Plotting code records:
*-*-*

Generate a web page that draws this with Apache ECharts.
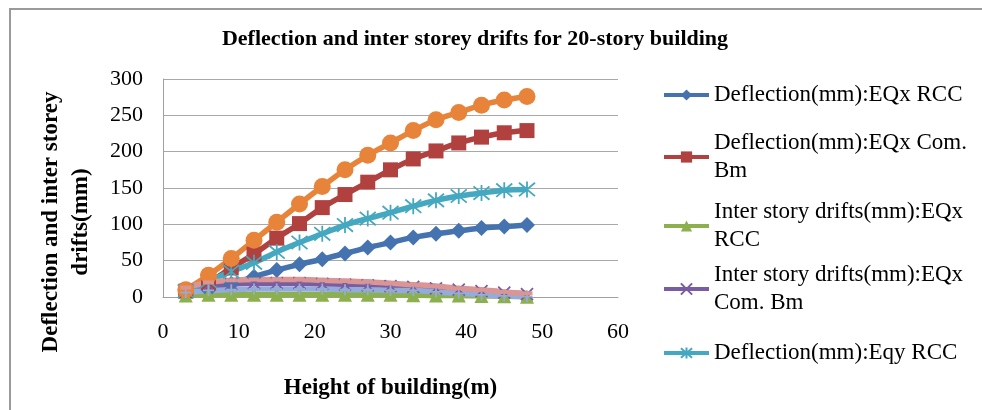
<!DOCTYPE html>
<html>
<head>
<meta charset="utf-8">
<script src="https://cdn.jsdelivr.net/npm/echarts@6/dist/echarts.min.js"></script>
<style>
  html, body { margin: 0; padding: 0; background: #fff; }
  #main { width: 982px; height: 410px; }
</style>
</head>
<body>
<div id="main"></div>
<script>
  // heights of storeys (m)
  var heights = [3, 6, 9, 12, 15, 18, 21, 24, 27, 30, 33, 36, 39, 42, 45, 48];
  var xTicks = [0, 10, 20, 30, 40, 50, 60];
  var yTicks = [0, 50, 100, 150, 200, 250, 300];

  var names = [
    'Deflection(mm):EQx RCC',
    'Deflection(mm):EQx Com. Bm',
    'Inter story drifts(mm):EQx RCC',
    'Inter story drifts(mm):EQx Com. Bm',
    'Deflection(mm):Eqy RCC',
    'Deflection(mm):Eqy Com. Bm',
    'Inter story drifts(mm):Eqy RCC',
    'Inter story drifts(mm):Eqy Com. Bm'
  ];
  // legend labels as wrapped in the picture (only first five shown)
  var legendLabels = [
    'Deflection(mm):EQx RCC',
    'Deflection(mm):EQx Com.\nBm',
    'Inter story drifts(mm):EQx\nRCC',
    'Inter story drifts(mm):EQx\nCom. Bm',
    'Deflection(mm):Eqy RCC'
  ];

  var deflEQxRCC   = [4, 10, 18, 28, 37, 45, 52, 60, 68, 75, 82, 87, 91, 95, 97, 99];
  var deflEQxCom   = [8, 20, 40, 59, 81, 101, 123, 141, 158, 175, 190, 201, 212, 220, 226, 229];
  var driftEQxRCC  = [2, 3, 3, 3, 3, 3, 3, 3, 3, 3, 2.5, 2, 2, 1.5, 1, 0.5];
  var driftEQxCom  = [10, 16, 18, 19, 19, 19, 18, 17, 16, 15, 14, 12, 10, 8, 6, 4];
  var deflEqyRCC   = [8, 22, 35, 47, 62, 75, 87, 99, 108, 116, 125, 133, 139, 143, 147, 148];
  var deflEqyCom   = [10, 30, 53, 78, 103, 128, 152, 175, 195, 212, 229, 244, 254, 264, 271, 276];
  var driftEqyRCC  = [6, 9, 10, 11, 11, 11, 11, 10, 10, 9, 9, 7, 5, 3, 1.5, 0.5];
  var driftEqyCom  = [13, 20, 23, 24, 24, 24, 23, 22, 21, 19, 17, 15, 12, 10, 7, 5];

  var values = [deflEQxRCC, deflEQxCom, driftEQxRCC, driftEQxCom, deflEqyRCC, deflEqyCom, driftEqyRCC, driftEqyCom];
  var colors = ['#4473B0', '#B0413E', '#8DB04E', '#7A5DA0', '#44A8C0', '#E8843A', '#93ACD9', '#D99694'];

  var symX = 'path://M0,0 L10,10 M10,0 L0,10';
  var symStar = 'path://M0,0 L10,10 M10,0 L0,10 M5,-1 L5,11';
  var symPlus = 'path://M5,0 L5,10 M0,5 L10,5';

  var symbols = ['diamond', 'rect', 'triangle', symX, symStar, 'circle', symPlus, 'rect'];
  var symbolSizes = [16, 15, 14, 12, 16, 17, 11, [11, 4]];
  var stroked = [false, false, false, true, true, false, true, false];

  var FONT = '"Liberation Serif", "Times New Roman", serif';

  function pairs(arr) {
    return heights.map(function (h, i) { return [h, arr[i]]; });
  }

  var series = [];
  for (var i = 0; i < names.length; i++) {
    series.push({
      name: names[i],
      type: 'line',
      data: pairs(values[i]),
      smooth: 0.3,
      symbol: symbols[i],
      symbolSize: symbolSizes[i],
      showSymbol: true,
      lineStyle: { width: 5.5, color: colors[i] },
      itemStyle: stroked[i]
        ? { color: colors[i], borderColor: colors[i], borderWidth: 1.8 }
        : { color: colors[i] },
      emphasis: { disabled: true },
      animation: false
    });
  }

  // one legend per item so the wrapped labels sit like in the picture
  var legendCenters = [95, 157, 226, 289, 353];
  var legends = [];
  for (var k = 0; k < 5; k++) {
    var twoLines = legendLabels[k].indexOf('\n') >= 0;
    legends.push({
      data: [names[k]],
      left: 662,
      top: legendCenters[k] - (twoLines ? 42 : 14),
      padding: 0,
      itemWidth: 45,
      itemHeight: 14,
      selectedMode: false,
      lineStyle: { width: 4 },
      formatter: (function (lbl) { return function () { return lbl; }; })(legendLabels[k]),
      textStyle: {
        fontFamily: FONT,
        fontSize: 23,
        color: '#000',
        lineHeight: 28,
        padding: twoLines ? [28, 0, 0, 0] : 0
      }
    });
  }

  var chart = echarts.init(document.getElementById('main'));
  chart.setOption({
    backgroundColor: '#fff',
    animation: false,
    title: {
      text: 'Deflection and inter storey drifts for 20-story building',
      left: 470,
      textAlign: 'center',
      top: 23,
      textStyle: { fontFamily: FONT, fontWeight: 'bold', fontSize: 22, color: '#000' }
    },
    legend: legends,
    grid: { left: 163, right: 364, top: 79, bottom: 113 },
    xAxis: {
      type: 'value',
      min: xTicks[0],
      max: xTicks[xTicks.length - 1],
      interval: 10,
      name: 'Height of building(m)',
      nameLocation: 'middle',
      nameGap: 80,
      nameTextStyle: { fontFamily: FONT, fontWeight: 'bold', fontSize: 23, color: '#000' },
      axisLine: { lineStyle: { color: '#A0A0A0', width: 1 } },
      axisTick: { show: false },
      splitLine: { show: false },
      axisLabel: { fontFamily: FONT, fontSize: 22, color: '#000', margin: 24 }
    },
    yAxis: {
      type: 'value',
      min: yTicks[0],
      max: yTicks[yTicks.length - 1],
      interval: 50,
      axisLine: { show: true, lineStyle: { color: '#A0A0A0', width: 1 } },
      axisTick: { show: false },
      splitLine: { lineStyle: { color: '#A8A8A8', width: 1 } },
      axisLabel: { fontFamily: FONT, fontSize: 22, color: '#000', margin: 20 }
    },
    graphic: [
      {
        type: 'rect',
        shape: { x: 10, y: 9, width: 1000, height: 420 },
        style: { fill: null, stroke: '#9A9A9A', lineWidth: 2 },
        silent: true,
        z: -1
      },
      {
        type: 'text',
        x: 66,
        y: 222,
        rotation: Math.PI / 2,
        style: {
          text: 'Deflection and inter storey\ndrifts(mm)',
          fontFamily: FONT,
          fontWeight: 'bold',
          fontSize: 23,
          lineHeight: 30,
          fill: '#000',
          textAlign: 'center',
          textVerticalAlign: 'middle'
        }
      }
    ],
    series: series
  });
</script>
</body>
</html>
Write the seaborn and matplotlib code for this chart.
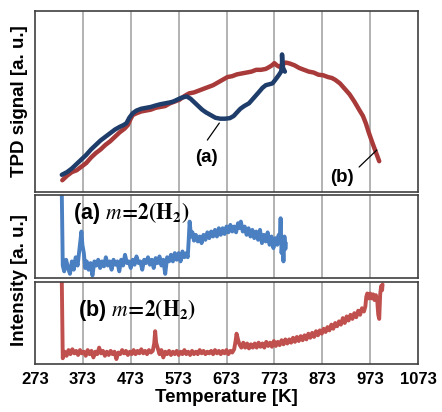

*-*-*

Each entry must be retyped word for word, with every image omitted.

Generate a web page that draws this with Apache ECharts.
<!DOCTYPE html>
<html>
<head>
<meta charset="utf-8">
<script src="https://cdn.jsdelivr.net/npm/echarts@6/dist/echarts.min.js"></script>
<style>
  html, body { margin: 0; padding: 0; background: #fff; }
  #main { width: 982px; height: 410px; }
</style>
</head>
<body>
<div id="main"></div>
<script>
  // heights of storeys (m)
  var heights = [3, 6, 9, 12, 15, 18, 21, 24, 27, 30, 33, 36, 39, 42, 45, 48];
  var xTicks = [0, 10, 20, 30, 40, 50, 60];
  var yTicks = [0, 50, 100, 150, 200, 250, 300];

  var names = [
    'Deflection(mm):EQx RCC',
    'Deflection(mm):EQx Com. Bm',
    'Inter story drifts(mm):EQx RCC',
    'Inter story drifts(mm):EQx Com. Bm',
    'Deflection(mm):Eqy RCC',
    'Deflection(mm):Eqy Com. Bm',
    'Inter story drifts(mm):Eqy RCC',
    'Inter story drifts(mm):Eqy Com. Bm'
  ];
  // legend labels as wrapped in the picture (only first five shown)
  var legendLabels = [
    'Deflection(mm):EQx RCC',
    'Deflection(mm):EQx Com.\nBm',
    'Inter story drifts(mm):EQx\nRCC',
    'Inter story drifts(mm):EQx\nCom. Bm',
    'Deflection(mm):Eqy RCC'
  ];

  var deflEQxRCC   = [4, 10, 18, 28, 37, 45, 52, 60, 68, 75, 82, 87, 91, 95, 97, 99];
  var deflEQxCom   = [8, 20, 40, 59, 81, 101, 123, 141, 158, 175, 190, 201, 212, 220, 226, 229];
  var driftEQxRCC  = [2, 3, 3, 3, 3, 3, 3, 3, 3, 3, 2.5, 2, 2, 1.5, 1, 0.5];
  var driftEQxCom  = [10, 16, 18, 19, 19, 19, 18, 17, 16, 15, 14, 12, 10, 8, 6, 4];
  var deflEqyRCC   = [8, 22, 35, 47, 62, 75, 87, 99, 108, 116, 125, 133, 139, 143, 147, 148];
  var deflEqyCom   = [10, 30, 53, 78, 103, 128, 152, 175, 195, 212, 229, 244, 254, 264, 271, 276];
  var driftEqyRCC  = [6, 9, 10, 11, 11, 11, 11, 10, 10, 9, 9, 7, 5, 3, 1.5, 0.5];
  var driftEqyCom  = [13, 20, 23, 24, 24, 24, 23, 22, 21, 19, 17, 15, 12, 10, 7, 5];

  var values = [deflEQxRCC, deflEQxCom, driftEQxRCC, driftEQxCom, deflEqyRCC, deflEqyCom, driftEqyRCC, driftEqyCom];
  var colors = ['#4473B0', '#B0413E', '#8DB04E', '#7A5DA0', '#44A8C0', '#E8843A', '#93ACD9', '#D99694'];

  var symX = 'path://M0,0 L10,10 M10,0 L0,10';
  var symStar = 'path://M0,0 L10,10 M10,0 L0,10 M5,-1 L5,11';
  var symPlus = 'path://M5,0 L5,10 M0,5 L10,5';

  var symbols = ['diamond', 'rect', 'triangle', symX, symStar, 'circle', symPlus, 'rect'];
  var symbolSizes = [16, 15, 14, 12, 16, 17, 11, [11, 4]];
  var stroked = [false, false, false, true, true, false, true, false];

  var FONT = '"Liberation Serif", "Times New Roman", serif';

  function pairs(arr) {
    return heights.map(function (h, i) { return [h, arr[i]]; });
  }

  var series = [];
  for (var i = 0; i < names.length; i++) {
    series.push({
      name: names[i],
      type: 'line',
      data: pairs(values[i]),
      smooth: 0.3,
      symbol: symbols[i],
      symbolSize: symbolSizes[i],
      showSymbol: true,
      lineStyle: { width: 5.5, color: colors[i] },
      itemStyle: stroked[i]
        ? { color: colors[i], borderColor: colors[i], borderWidth: 1.8 }
        : { color: colors[i] },
      emphasis: { disabled: true },
      animation: false
    });
  }

  // one legend per item so the wrapped labels sit like in the picture
  var legendCenters = [95, 157, 226, 289, 353];
  var legends = [];
  for (var k = 0; k < 5; k++) {
    var twoLines = legendLabels[k].indexOf('\n') >= 0;
    legends.push({
      data: [names[k]],
      left: 662,
      top: legendCenters[k] - (twoLines ? 42 : 14),
      padding: 0,
      itemWidth: 45,
      itemHeight: 14,
      selectedMode: false,
      lineStyle: { width: 4 },
      formatter: (function (lbl) { return function () { return lbl; }; })(legendLabels[k]),
      textStyle: {
        fontFamily: FONT,
        fontSize: 23,
        color: '#000',
        lineHeight: 28,
        padding: twoLines ? [28, 0, 0, 0] : 0
      }
    });
  }

  var chart = echarts.init(document.getElementById('main'));
  chart.setOption({
    backgroundColor: '#fff',
    animation: false,
    title: {
      text: 'Deflection and inter storey drifts for 20-story building',
      left: 470,
      textAlign: 'center',
      top: 23,
      textStyle: { fontFamily: FONT, fontWeight: 'bold', fontSize: 22, color: '#000' }
    },
    legend: legends,
    grid: { left: 163, right: 364, top: 79, bottom: 113 },
    xAxis: {
      type: 'value',
      min: xTicks[0],
      max: xTicks[xTicks.length - 1],
      interval: 10,
      name: 'Height of building(m)',
      nameLocation: 'middle',
      nameGap: 80,
      nameTextStyle: { fontFamily: FONT, fontWeight: 'bold', fontSize: 23, color: '#000' },
      axisLine: { lineStyle: { color: '#A0A0A0', width: 1 } },
      axisTick: { show: false },
      splitLine: { show: false },
      axisLabel: { fontFamily: FONT, fontSize: 22, color: '#000', margin: 24 }
    },
    yAxis: {
      type: 'value',
      min: yTicks[0],
      max: yTicks[yTicks.length - 1],
      interval: 50,
      axisLine: { show: true, lineStyle: { color: '#A0A0A0', width: 1 } },
      axisTick: { show: false },
      splitLine: { lineStyle: { color: '#A8A8A8', width: 1 } },
      axisLabel: { fontFamily: FONT, fontSize: 22, color: '#000', margin: 20 }
    },
    graphic: [
      {
        type: 'rect',
        shape: { x: 10, y: 9, width: 1000, height: 420 },
        style: { fill: null, stroke: '#9A9A9A', lineWidth: 2 },
        silent: true,
        z: -1
      },
      {
        type: 'text',
        x: 66,
        y: 222,
        rotation: Math.PI / 2,
        style: {
          text: 'Deflection and inter storey\ndrifts(mm)',
          fontFamily: FONT,
          fontWeight: 'bold',
          fontSize: 23,
          lineHeight: 30,
          fill: '#000',
          textAlign: 'center',
          textVerticalAlign: 'middle'
        }
      }
    ],
    series: series
  });
</script>
</body>
</html>
Write the seaborn and matplotlib code for this chart.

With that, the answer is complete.